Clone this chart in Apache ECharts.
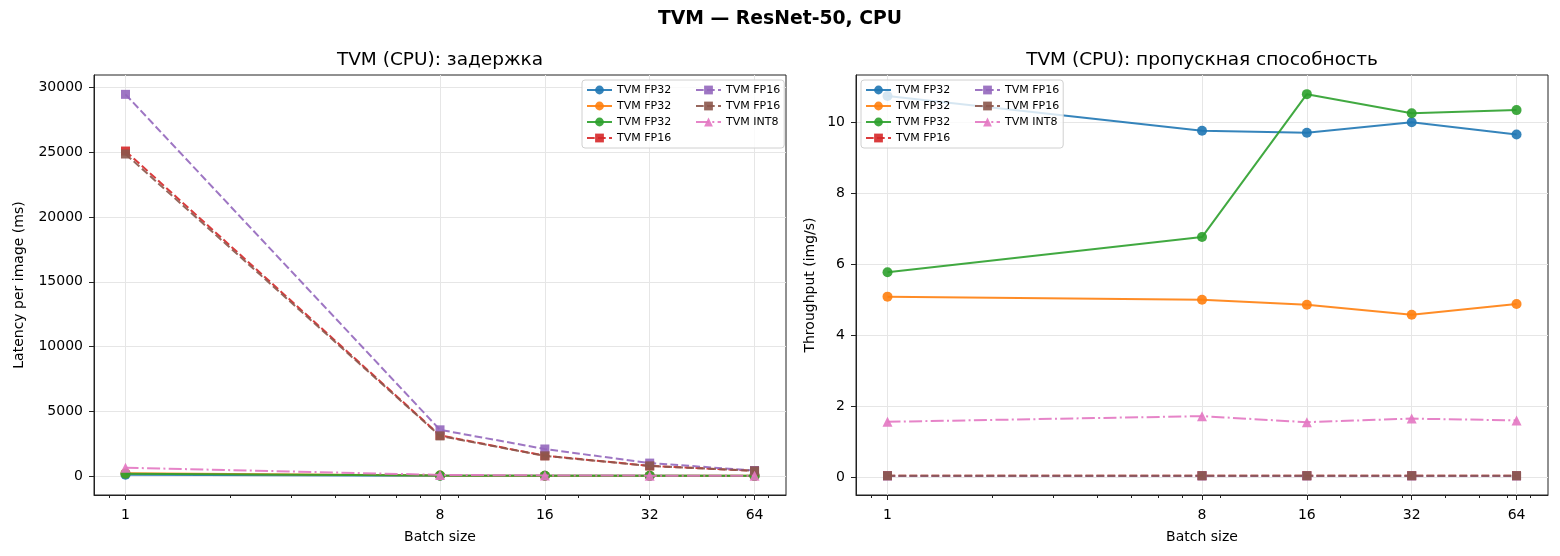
<!DOCTYPE html>
<html>
<head>
<meta charset="utf-8">
<script src="https://cdn.jsdelivr.net/npm/echarts@6/dist/echarts.min.js"></script>
<style>
  html, body { margin: 0; padding: 0; background: #fff; }
  #main { width: 1560px; height: 556px; }
</style>
</head>
<body>
<div id="main"></div>
<script>
// batch sizes on the x axis (log2)
var batchSizes = [1, 8, 16, 32, 64];
var xTicks = [1, 8, 16, 32, 64];
var xMinorTicks = [0.9, 2, 3, 4, 5, 6, 7, 9, 20, 30, 40, 50, 60, 70];
var latencyTicks = [0, 5000, 10000, 15000, 20000, 25000, 30000];
var throughputTicks = [0, 2, 4, 6, 8, 10];

// legend labels (suffix keeps duplicates apart, stripped in legend)
var seriesNames = ['TVM FP32 #1', 'TVM FP32 #2', 'TVM FP32 #3', 'TVM FP16 #4', 'TVM FP16 #5', 'TVM FP16 #6', 'TVM INT8 #7'];
var seriesColors = ['#1f77b4', '#ff7f0e', '#2ca02c', '#d62728', '#9467bd', '#8c564b', '#e377c2'];

// latency per image, ms
var latFp32a = [93, 12, 6, 3, 1.5];
var latFp32b = [197, 25, 12, 6, 3];
var latFp32c = [173, 22, 11, 5.4, 2.7];
var latFp16a = [25100, 3130, 1560, 780, 395];
var latFp16b = [29480, 3560, 2080, 990, 420];
var latFp16c = [24870, 3090, 1545, 770, 390];
var latInt8 = [630, 79, 39, 20, 10];

// throughput, img/s
var thrFp32a = [10.75, 9.77, 9.71, 10.01, 9.66];
var thrFp32b = [5.09, 5.0, 4.86, 4.58, 4.88];
var thrFp32c = [5.78, 6.77, 10.8, 10.26, 10.35];
var thrFp16a = [0.04, 0.04, 0.04, 0.04, 0.04];
var thrFp16b = [0.034, 0.035, 0.035, 0.035, 0.035];
var thrFp16c = [0.04, 0.04, 0.04, 0.04, 0.04];
var thrInt8 = [1.56, 1.72, 1.55, 1.65, 1.6];

var latencyData = [latFp32a, latFp32b, latFp32c, latFp16a, latFp16b, latFp16c, latInt8];
var throughputData = [thrFp32a, thrFp32b, thrFp32c, thrFp16a, thrFp16b, thrFp16c, thrInt8];

var FONT = 'DejaVu Sans';
var DASHED = [7.7, 3.3];
var DASHDOT = [13, 3.3, 2, 3.3];

function styleOf(i) {
    if (i < 3) return { symbol: 'circle', size: 10, type: 'solid' };
    if (i < 6) return { symbol: 'rect', size: 9, type: DASHED };
    return { symbol: 'triangle', size: 10, type: DASHDOT };
}

function makeSeries(values, gridIdx) {
    var out = [];
    for (var i = 0; i < values.length; i++) {
        var st = styleOf(i);
        var pts = [];
        for (var j = 0; j < batchSizes.length; j++) {
            pts.push([batchSizes[j], values[i][j]]);
        }
        out.push({
            name: seriesNames[i],
            type: 'line',
            xAxisIndex: gridIdx * 2,
            yAxisIndex: gridIdx,
            data: pts,
            symbol: st.symbol,
            symbolSize: st.size,
            showSymbol: true,
            lineStyle: { color: seriesColors[i], width: 2, type: st.type, opacity: 0.9 },
            itemStyle: { color: seriesColors[i], opacity: 0.9 },
            z: 2 + i
        });
    }
    return out;
}

function majorX(gridIdx) {
    return {
        gridIndex: gridIdx,
        type: 'log',
        logBase: 2,
        min: 0.812,
        max: 78.8,
        position: 'bottom',
        name: 'Batch size',
        nameLocation: 'middle',
        nameGap: 35,
        nameTextStyle: { fontFamily: FONT, fontSize: 14, color: '#000' },
        axisLine: { show: true, onZero: false, lineStyle: { color: '#222', width: 1 } },
        axisTick: { show: true, customValues: xTicks, length: 5, lineStyle: { color: '#222' } },
        axisLabel: {
            customValues: xTicks, margin: 13,
            fontFamily: FONT, fontSize: 14, color: '#000',
            formatter: function (v) { return String(Math.round(v)); }
        },
        splitLine: { show: true, lineStyle: { color: '#e6e6e6', width: 1 } },
        minorTick: { show: false }
    };
}

function minorX(gridIdx) {
    return {
        gridIndex: gridIdx,
        type: 'log',
        logBase: 2,
        min: 0.812,
        max: 78.8,
        position: 'bottom',
        axisLine: { show: false, onZero: false },
        axisTick: { show: true, customValues: xMinorTicks, length: 3, lineStyle: { color: '#222' } },
        axisLabel: { show: false },
        splitLine: { show: false }
    };
}

function valueY(gridIdx, ticks, min, max, name, gap) {
    return {
        gridIndex: gridIdx,
        type: 'value',
        min: min,
        max: max,
        name: name,
        nameLocation: 'middle',
        nameGap: gap,
        nameTextStyle: { fontFamily: FONT, fontSize: 14, color: '#000' },
        axisLine: { show: true, onZero: false, lineStyle: { color: '#222', width: 1 } },
        axisTick: { show: true, customValues: ticks, length: 5, lineStyle: { color: '#222' } },
        axisLabel: {
            customValues: ticks, margin: 11,
            fontFamily: FONT, fontSize: 14, color: '#000',
            formatter: function (v) { return String(v); }
        },
        splitLine: { show: true, lineStyle: { color: '#e6e6e6', width: 1 } }
    };
}

function makeLegend(left) {
    return {
        left: left,
        top: 80,
        height: 62,
        orient: 'vertical',
        padding: [4, 4, 4, 4],
        itemGap: 4,
        itemWidth: 25,
        itemHeight: 11,
        backgroundColor: 'rgba(255,255,255,0.8)',
        borderColor: '#d0d0d0',
        borderWidth: 1,
        borderRadius: 3,
        data: seriesNames,
        formatter: function (name) {
            var label = name.split(' #')[0];
            return seriesNames.indexOf(name) < 4 ? '{a|' + label + '}' : '{b|' + label + '}';
        },
        textStyle: {
            fontFamily: FONT, fontSize: 11, color: '#000', lineHeight: 12,
            rich: {
                a: { width: 74, fontFamily: FONT, fontSize: 11, lineHeight: 12 },
                b: { width: 50, fontFamily: FONT, fontSize: 11, lineHeight: 12 }
            }
        }
    };
}

var chart = echarts.init(document.getElementById('main'), null, { renderer: 'canvas' });
chart.setOption({
    animation: false,
    backgroundColor: '#fff',
    title: [
        { text: 'TVM — ResNet-50, CPU', left: 780, top: 10, padding: 0, textAlign: 'center',
          textStyle: { fontFamily: FONT, fontSize: 18.8, fontWeight: 'bold', color: '#000' } },
        { text: 'TVM (CPU): задержка', left: 440, top: 51, padding: 0, textAlign: 'center',
          textStyle: { fontFamily: FONT, fontSize: 18.5, fontWeight: 'normal', color: '#000' } },
        { text: 'TVM (CPU): пропускная способность', left: 1202, top: 51, padding: 0, textAlign: 'center',
          textStyle: { fontFamily: FONT, fontSize: 18.5, fontWeight: 'normal', color: '#000' } }
    ],
    legend: [makeLegend(582), makeLegend(861)],
    grid: [
        { left: 94, right: 774, top: 75, bottom: 61, show: true, borderColor: '#222', borderWidth: 1 },
        { left: 856, right: 12, top: 75, bottom: 61, show: true, borderColor: '#222', borderWidth: 1 }
    ],
    xAxis: [majorX(0), minorX(0), majorX(1), minorX(1)],
    yAxis: [
        valueY(0, latencyTicks, -1475, 30975, 'Latency per image (ms)', 68),
        valueY(1, throughputTicks, -0.504, 11.34, 'Throughput (img/s)', 39)
    ],
    series: makeSeries(latencyData, 0).concat(makeSeries(throughputData, 1))
});
</script>
</body>
</html>
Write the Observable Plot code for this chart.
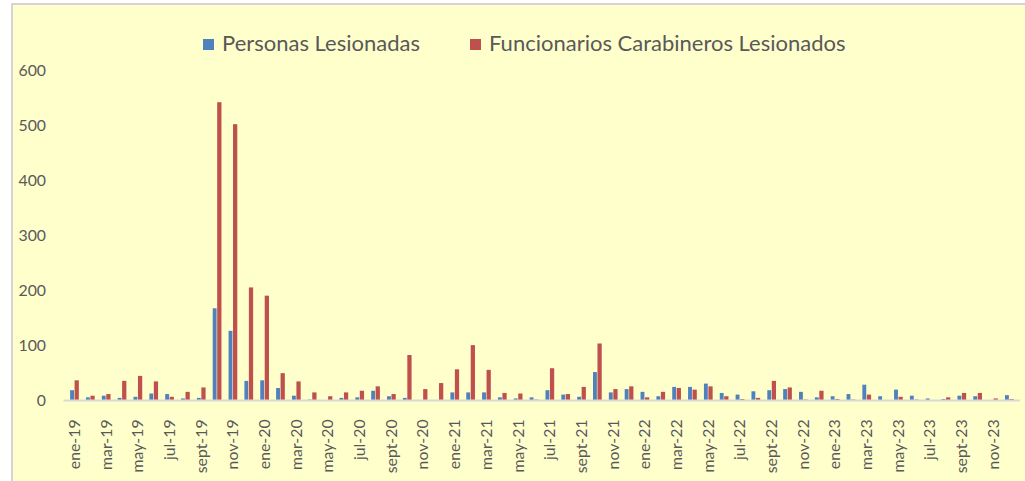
<!DOCTYPE html>
<html>
<head>
<meta charset="utf-8">
<script src="https://cdn.jsdelivr.net/npm/d3@7"></script>
<script src="https://cdn.jsdelivr.net/npm/@observablehq/plot@0.6"></script>
<style>
  html, body { margin: 0; padding: 0; background: #ffffff; }
  #wrap { position: relative; width: 1025px; height: 481px; overflow: hidden; background: #ffffff; font-family: Lato, "Open Sans", sans-serif; }
  #panel { position: absolute; left: 11px; top: 3px; width: 1030px; height: 490px; background: #FFFFCC; border-left: 2px solid #D4D4D4; border-top: 2px solid #D4D4D4; }
  #chart { position: absolute; left: 0; top: 0; }
  #legend { position: absolute; top: 30px; left: 0; width: 1025px; height: 26px; color: #595959; font-size: 22px; }
  .item { position: absolute; top: 0; white-space: nowrap; line-height: 26px; }
  .sw { display: inline-block; width: 11px; height: 11px; margin-right: 8px; vertical-align: 1px; }
</style>
</head>
<body>
<div id="wrap">
  <div id="panel"></div>
  <div id="chart"></div>
  <div id="legend"></div>
</div>
<script>
const months = [
  "ene-19","feb-19","mar-19","abr-19","may-19","jun-19","jul-19","ago-19","sept-19","oct-19","nov-19","dic-19",
  "ene-20","feb-20","mar-20","abr-20","may-20","jun-20","jul-20","ago-20","sept-20","oct-20","nov-20","dic-20",
  "ene-21","feb-21","mar-21","abr-21","may-21","jun-21","jul-21","ago-21","sept-21","oct-21","nov-21","dic-21",
  "ene-22","feb-22","mar-22","abr-22","may-22","jun-22","jul-22","ago-22","sept-22","oct-22","nov-22","dic-22",
  "ene-23","feb-23","mar-23","abr-23","may-23","jun-23","jul-23","ago-23","sept-23","oct-23","nov-23","dic-23"
];
const seriesNames = ["Personas Lesionadas", "Funcionarios Carabineros Lesionados"];
const personas = [
  18, 5, 8, 4, 6, 12, 11, 3, 4, 167, 126, 35,
  36, 22, 8, 1, 0, 4, 5, 17, 7, 4, 0, 0,
  14, 14, 14, 5, 3, 5, 18, 10, 6, 51, 14, 20,
  15, 7, 24, 24, 30, 13, 10, 16, 18, 20, 15, 5,
  7, 11, 28, 7, 19, 8, 3, 2, 8, 7, 0, 9
];
const carabineros = [
  36, 8, 11, 35, 44, 34, 6, 15, 23, 542, 502, 205,
  190, 49, 34, 14, 7, 14, 17, 25, 11, 82, 20, 31,
  56, 100, 55, 13, 12, 1, 58, 11, 24, 103, 20, 25,
  5, 15, 22, 19, 25, 7, 2, 4, 35, 23, 1, 17,
  2, 1, 10, 0, 6, 1, 0, 5, 13, 13, 3, 2
];
const yTicks = [0, 100, 200, 300, 400, 500, 600];
const xTicks = months.filter((d, i) => i % 2 === 0);
const colors = ["#4F81BD", "#C0504D"];

const rowsP = months.map((m, i) => ({month: m, value: personas[i]}));
const rowsC = months.map((m, i) => ({month: m, value: carabineros[i]}));

const chart = Plot.plot({
  width: 1035,
  height: 481,
  marginLeft: 64,
  marginRight: 5,
  marginTop: 71,
  marginBottom: 77,
  style: {background: "transparent", fontFamily: "Lato, 'Open Sans', sans-serif", fontSize: "16px", color: "#595959", overflow: "visible"},
  x: {type: "band", domain: months, padding: 0},
  y: {domain: [0, 600]},
  marks: [
    Plot.barY(rowsP, {x: "month", y: "value", fill: colors[0], insetLeft: 3.8, insetRight: 8.3}),
    Plot.barY(rowsC, {x: "month", y: "value", fill: colors[1], insetLeft: 8.3, insetRight: 3.4}),
    Plot.ruleY([0], {stroke: "#D9D9D9", strokeWidth: 2}),
    Plot.axisY({ticks: yTicks, tickSize: 0, tickPadding: 18, label: null, fill: "#595959", fontSize: 16}),
    Plot.axisX({ticks: xTicks, tickSize: 0, tickPadding: 19, tickRotate: -90, label: null, fill: "#595959", fontSize: 16})
  ]
});
document.getElementById("chart").appendChild(chart);

const legend = document.getElementById("legend");
const lx = [203, 470];
seriesNames.forEach((name, i) => {
  const it = document.createElement("div");
  it.className = "item";
  it.style.left = lx[i] + "px";
  const sw = document.createElement("span");
  sw.className = "sw";
  sw.style.background = colors[i];
  it.appendChild(sw);
  it.appendChild(document.createTextNode(name));
  legend.appendChild(it);
});
</script>
</body>
</html>
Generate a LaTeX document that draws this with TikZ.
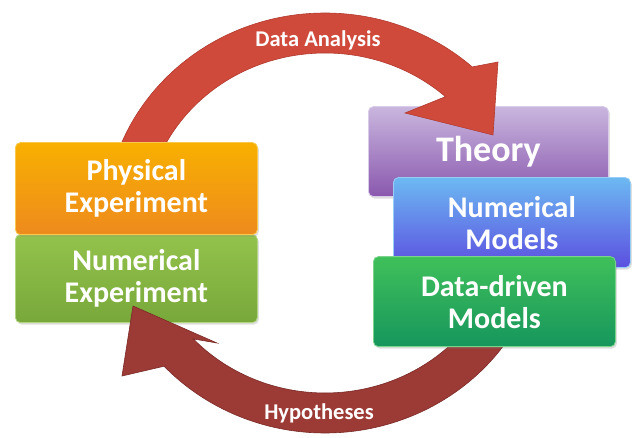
\documentclass[tikz,border=0pt]{standalone}
\usepackage{fontspec}
\setmainfont{Carlito}
\usetikzlibrary{calc,shadows}
\definecolor{orTop}{HTML}{F8B000}
\definecolor{orBot}{HTML}{EE8A1E}
\definecolor{olTop}{HTML}{93C24C}
\definecolor{olBot}{HTML}{78A83A}
\definecolor{puTop}{HTML}{C9B6DE}
\definecolor{puBot}{HTML}{8A58AE}
\definecolor{blTop}{HTML}{6CB9F2}
\definecolor{blBot}{HTML}{5C4FE0}
\definecolor{grTop}{HTML}{40C05A}
\definecolor{grBot}{HTML}{16965C}
\definecolor{redA}{HTML}{D04A3C}
\definecolor{redAe}{HTML}{B03A2E}
\definecolor{redB}{HTML}{9C3A36}
\definecolor{redBe}{HTML}{7A2A27}
\begin{document}
\begin{tikzpicture}[x=1pt,y=1pt,
  box/.style={rounded corners=5pt, line width=0.8pt, text=white, align=center,
    anchor=south west, inner sep=0pt,
    font=\bfseries\fontsize{30}{32}\selectfont,
    drop shadow={opacity=0.25, shadow xshift=1.5pt, shadow yshift=-2pt}},
  lbl/.style={text=white, font=\bfseries\fontsize{22.5}{24}\selectfont}]
\useasboundingbox (0,0) rectangle (634,437);
\coordinate (c) at (325,214);
% back boxes
\node[box, top color=puTop, bottom color=puBot, draw=puTop!70!white,
  minimum width=240pt, minimum height=90pt,
  font=\bfseries\fontsize{36}{40}\selectfont] (theory) at (368,240) {Theory};
\node[box, top color=olTop, bottom color=olBot, draw=olTop!70!white,
  minimum width=242pt, minimum height=88pt] (numexp) at (15,114) {Numerical\\Experiment};
% top arrow
\fill[redA, draw=redAe, line width=0.6pt]
  ($(c)+(180:220 and 210)$) arc[start angle=180, end angle=48, x radius=220, y radius=210]
  -- (498,375) -- (493,302) -- (405,324)
  -- ($(c)+(48:180 and 170)$) arc[start angle=48, end angle=180, x radius=180, y radius=170]
  -- cycle;
% bottom arrow
\fill[redB, draw=redBe, line width=0.6pt]
  ($(c)+(-30:220 and 210)$) arc[start angle=-30, end angle=-137, x radius=220, y radius=210]
  -- (122,61) -- (133,131) -- (217,94)
  -- ($(c)+(-137:180 and 170)$) arc[start angle=-137, end angle=-30, x radius=180, y radius=170]
  -- cycle;
\node[lbl] (da) at (318,397) {Data Analysis};
\node[lbl] (hy) at (319,24) {Hypotheses};
% front boxes
\node[box, top color=orTop, bottom color=orBot, draw=orTop!70!white,
  minimum width=242pt, minimum height=92pt] (phys) at (15,202) {Physical\\Experiment};
\node[box, top color=blTop, bottom color=blBot, draw=blTop!70!white,
  minimum width=237pt, minimum height=90pt] (nummod) at (393,169) {Numerical\\Models};
\node[box, top color=grTop, bottom color=grBot, draw=grTop!70!white,
  minimum width=242pt, minimum height=90pt] (data) at (373,90) {Data-driven\\Models};
\end{tikzpicture}
\end{document}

***

**What you will do**
Each line that has the word "this" should be copied.

**Answer for the task**
Clone this chart in Apache ECharts.
Write the Observable Plot code for this chart.
Generate a LaTeX document that draws this with TikZ.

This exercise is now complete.